Hundreds Missing After Cruise Ship Capsizes

02 Jun, 2015

Rescuers fought bad weather on Tuesday as they searched for more than 400 people, many of them elderly Chinese tourists, missing after a cruise boat was buffeted by a freak tornado and capsized on the Yangtze River.

The accident on Monday night is likely to end up as China’s worst shipping disaster in almost 70 years.

Divers and other rescue workers pulled five people they found trapped in the upturned hull of the four-deck Eastern Star, a fraction of the 458 people state media reported were on board when the ship capsized.

 Distraught relatives of some of the passengers scuffled with officials in the city of Shanghai, where many of those on board booked their trips, angry about what they said was a lack of information.

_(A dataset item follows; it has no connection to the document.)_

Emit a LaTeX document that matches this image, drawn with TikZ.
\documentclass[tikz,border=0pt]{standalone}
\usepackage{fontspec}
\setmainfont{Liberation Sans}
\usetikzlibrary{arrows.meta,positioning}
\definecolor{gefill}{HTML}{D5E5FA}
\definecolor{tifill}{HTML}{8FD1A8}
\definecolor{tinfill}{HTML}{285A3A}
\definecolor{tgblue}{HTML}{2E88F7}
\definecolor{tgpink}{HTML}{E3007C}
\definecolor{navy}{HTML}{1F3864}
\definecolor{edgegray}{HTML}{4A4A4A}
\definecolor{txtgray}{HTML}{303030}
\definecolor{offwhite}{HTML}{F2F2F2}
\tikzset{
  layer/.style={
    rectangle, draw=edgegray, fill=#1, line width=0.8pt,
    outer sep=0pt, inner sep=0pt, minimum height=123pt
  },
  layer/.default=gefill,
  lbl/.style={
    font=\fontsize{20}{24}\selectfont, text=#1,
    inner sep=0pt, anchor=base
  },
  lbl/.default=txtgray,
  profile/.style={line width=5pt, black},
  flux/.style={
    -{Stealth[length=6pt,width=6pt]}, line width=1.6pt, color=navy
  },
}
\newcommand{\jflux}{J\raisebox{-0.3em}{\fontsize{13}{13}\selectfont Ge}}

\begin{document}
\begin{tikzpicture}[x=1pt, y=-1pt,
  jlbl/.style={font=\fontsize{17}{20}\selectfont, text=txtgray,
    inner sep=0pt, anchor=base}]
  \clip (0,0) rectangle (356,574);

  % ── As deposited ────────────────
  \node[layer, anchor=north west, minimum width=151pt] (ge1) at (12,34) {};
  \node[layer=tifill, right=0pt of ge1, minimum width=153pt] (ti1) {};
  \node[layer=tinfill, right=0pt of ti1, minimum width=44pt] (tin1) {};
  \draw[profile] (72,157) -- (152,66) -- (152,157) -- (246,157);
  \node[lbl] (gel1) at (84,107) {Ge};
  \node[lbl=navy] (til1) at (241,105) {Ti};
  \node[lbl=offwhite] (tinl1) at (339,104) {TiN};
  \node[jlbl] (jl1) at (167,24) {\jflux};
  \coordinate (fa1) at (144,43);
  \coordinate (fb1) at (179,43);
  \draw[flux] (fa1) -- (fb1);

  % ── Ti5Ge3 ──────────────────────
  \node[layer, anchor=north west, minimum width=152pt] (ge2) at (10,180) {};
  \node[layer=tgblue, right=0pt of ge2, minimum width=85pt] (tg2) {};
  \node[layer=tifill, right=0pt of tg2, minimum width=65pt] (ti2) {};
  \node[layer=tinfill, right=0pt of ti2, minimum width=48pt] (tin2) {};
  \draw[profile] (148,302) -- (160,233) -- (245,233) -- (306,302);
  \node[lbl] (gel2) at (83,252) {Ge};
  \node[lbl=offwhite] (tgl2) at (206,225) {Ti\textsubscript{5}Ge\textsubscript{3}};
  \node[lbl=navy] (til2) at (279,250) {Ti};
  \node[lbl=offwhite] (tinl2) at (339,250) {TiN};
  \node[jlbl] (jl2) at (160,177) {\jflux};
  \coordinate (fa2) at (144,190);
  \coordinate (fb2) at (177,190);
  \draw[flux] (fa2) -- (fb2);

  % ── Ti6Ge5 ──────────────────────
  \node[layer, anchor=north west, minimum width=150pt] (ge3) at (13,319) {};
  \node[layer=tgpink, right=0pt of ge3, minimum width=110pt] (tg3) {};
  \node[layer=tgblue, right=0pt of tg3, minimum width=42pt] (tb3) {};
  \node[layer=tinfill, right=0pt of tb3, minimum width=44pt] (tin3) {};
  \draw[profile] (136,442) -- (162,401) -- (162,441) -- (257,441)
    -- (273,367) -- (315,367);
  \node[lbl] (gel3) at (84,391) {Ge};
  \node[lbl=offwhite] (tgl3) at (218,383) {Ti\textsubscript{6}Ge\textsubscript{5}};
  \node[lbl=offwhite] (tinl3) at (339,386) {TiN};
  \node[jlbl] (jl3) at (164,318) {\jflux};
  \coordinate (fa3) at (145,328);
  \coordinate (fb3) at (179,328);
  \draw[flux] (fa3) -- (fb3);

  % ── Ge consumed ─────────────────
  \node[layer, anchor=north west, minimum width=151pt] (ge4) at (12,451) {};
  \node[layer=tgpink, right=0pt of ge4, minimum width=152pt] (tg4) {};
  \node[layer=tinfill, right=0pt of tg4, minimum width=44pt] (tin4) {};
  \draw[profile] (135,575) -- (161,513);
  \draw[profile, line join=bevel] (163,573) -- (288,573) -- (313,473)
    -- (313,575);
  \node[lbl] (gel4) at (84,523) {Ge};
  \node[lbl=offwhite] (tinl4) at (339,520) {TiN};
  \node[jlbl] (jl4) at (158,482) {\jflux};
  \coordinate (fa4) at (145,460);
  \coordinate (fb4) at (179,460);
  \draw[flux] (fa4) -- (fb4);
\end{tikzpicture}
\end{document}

Dozens of rescue boats battled wind and rain to reach the ship, which lay upturned in water about 15 meters (50 feet) deep.

The Xinhua news agency said rescuers could hear people calling for help from inside the ship’s hull and television showed rescuers cutting through it with an angle grinder.

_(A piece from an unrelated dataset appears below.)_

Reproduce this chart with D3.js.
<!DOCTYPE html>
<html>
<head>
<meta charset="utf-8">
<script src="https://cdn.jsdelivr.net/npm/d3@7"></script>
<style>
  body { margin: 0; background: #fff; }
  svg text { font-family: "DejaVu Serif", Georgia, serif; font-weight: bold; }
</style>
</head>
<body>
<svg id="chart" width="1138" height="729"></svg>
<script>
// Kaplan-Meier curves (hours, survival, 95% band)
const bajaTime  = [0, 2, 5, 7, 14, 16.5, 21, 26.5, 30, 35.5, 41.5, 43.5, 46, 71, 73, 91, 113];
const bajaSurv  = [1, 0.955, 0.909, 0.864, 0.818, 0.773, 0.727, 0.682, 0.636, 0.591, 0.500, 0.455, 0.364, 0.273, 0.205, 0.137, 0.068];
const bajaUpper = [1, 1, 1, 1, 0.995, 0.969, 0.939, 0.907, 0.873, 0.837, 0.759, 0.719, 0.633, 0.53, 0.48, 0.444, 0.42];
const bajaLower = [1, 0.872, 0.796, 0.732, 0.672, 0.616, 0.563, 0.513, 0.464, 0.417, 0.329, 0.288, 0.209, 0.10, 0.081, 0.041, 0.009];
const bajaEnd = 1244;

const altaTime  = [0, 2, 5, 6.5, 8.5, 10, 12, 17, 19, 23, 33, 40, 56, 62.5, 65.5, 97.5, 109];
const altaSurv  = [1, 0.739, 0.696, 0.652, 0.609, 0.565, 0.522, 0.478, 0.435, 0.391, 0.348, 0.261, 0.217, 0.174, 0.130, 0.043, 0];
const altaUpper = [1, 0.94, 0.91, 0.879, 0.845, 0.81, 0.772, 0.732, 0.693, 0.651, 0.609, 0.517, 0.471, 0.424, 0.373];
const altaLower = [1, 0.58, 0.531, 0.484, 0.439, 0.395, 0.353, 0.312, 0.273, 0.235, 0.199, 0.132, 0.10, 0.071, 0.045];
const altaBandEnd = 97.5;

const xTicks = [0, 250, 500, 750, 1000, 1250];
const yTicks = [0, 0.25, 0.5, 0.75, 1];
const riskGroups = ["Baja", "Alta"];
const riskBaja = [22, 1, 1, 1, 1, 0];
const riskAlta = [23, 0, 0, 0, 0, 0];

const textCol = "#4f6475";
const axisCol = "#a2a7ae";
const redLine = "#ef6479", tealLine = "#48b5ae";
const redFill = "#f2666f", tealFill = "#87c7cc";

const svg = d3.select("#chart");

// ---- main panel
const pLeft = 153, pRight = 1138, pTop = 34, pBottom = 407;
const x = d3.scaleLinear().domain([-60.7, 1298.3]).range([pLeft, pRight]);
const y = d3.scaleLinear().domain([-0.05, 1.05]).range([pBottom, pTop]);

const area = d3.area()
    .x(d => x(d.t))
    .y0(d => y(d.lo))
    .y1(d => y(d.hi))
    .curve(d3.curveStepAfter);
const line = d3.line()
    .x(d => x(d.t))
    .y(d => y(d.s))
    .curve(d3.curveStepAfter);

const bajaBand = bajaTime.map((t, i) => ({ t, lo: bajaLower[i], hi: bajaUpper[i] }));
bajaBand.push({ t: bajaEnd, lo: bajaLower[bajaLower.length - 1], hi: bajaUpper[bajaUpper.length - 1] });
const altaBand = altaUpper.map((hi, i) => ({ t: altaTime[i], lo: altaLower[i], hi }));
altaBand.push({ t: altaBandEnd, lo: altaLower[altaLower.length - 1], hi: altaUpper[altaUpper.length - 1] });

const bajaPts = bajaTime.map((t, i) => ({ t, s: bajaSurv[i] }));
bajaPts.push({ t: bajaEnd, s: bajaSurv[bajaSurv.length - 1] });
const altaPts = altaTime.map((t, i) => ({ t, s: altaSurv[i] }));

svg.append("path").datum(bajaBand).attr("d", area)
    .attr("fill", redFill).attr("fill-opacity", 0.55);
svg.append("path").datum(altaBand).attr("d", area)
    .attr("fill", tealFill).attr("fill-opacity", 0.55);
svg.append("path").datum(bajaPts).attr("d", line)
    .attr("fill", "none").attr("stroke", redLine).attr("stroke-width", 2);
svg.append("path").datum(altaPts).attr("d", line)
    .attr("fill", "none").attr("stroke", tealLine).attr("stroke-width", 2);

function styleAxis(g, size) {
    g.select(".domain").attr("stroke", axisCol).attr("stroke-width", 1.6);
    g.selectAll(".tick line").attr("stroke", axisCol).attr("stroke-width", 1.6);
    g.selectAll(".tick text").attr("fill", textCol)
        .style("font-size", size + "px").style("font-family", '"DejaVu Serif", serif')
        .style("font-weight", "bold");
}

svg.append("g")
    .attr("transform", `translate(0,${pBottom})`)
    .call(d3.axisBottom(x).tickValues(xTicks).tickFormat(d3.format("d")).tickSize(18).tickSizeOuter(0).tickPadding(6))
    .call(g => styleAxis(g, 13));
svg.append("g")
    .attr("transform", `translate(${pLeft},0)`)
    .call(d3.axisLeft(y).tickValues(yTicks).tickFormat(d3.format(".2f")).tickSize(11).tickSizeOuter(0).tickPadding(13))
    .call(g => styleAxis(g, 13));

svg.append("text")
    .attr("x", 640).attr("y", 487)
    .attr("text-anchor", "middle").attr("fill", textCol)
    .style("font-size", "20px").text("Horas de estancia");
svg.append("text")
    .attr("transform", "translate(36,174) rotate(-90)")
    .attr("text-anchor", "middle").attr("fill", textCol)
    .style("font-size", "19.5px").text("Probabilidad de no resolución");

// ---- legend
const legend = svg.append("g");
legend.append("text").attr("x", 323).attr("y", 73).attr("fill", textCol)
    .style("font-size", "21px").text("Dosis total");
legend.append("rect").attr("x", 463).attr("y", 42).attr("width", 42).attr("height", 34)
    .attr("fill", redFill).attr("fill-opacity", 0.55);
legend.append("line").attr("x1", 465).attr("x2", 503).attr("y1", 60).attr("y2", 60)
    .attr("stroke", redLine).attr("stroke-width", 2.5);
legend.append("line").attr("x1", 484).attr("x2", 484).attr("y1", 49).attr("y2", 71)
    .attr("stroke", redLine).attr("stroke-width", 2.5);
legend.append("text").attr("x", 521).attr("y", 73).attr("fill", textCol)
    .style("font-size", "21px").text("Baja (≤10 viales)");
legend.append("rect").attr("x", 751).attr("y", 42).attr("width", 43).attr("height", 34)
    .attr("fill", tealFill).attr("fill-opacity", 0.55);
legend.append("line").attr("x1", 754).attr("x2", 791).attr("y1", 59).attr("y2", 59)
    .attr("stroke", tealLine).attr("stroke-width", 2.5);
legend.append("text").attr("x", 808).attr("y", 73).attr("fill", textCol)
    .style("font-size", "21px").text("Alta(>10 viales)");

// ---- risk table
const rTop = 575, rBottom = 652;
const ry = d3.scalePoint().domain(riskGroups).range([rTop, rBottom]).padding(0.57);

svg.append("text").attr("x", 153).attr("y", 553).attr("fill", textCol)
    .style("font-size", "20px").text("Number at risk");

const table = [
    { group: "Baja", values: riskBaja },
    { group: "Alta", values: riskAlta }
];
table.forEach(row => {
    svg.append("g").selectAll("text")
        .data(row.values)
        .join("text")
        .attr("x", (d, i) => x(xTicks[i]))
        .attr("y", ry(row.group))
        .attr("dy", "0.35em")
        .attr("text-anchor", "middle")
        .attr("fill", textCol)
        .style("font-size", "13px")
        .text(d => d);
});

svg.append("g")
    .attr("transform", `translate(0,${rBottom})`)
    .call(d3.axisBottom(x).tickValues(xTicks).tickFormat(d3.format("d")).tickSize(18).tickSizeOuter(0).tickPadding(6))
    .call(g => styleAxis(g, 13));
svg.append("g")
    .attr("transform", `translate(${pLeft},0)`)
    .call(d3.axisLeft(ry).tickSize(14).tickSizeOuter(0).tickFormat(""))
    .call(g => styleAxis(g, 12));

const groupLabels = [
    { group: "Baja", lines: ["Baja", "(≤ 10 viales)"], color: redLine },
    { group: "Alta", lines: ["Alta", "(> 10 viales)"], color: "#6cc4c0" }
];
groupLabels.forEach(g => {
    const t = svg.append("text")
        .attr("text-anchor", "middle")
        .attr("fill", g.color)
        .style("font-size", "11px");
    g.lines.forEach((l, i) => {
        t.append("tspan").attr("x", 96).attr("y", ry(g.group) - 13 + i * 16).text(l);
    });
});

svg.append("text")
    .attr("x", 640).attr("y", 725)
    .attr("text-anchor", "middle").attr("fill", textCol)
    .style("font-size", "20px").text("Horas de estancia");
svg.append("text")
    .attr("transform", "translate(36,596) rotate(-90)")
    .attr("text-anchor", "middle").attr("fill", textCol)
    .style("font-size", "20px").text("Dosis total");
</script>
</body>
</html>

China’s weather bureau said a tornado hit the area where the boat was, a freak occurrence in a country where tornados do happen but are not common.

The disaster could bring a bigger toll than the sinking of a ferry in South Korea in April 2014 that killed 304 people, most of them children on a school trip.

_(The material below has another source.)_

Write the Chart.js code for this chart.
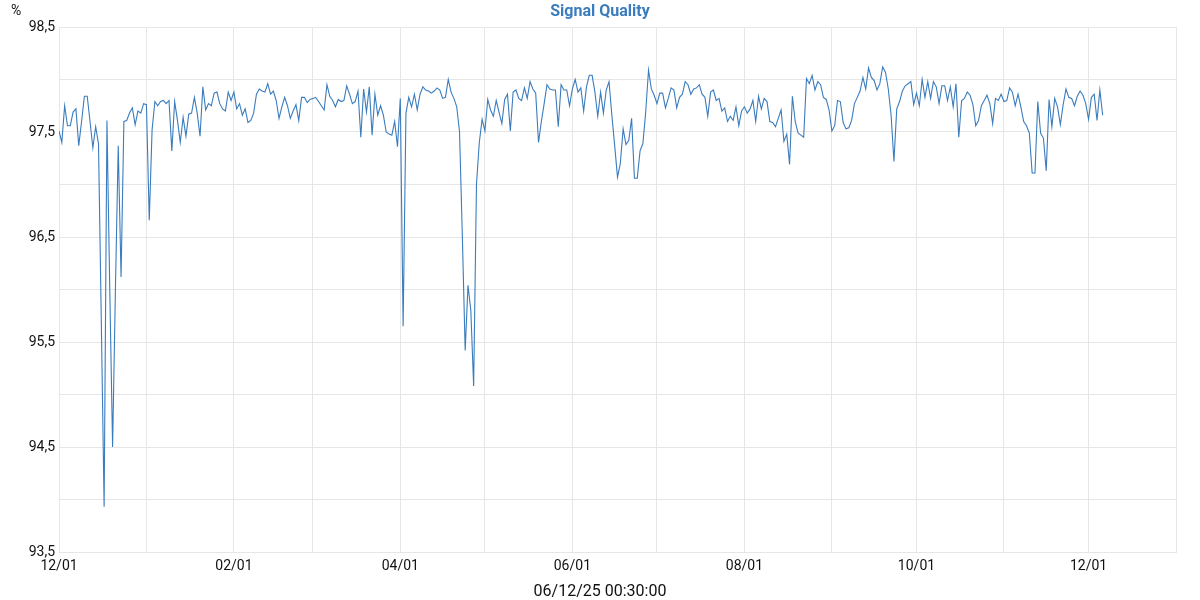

The People’s Daily, which published a passenger manifest on its microblog, said those on board the Eastern Star ranged in age from three to more than 80.

President Xi Jinping had ordered that no efforts be spared in the rescue and Premier Li Keqiang went to the scene of the accident in central Hubei province, Xinhua said.

About 60 family members gathered outside a travel agency in Shanghai and demanded information.

The ship’s captain and the chief engineer, who were among the few to be rescued, had been detained by police for questioning, Xinhua said.

Xinhua reported that initial investigations had found the ship was not overloaded and it had enough life vests on board for its passengers. Those rescued were wearing life vests, Xinhua said.

Among those on board were 406 tourists, many of them elderly, along with 47 crew members and five tour guides, the People’s Daily said.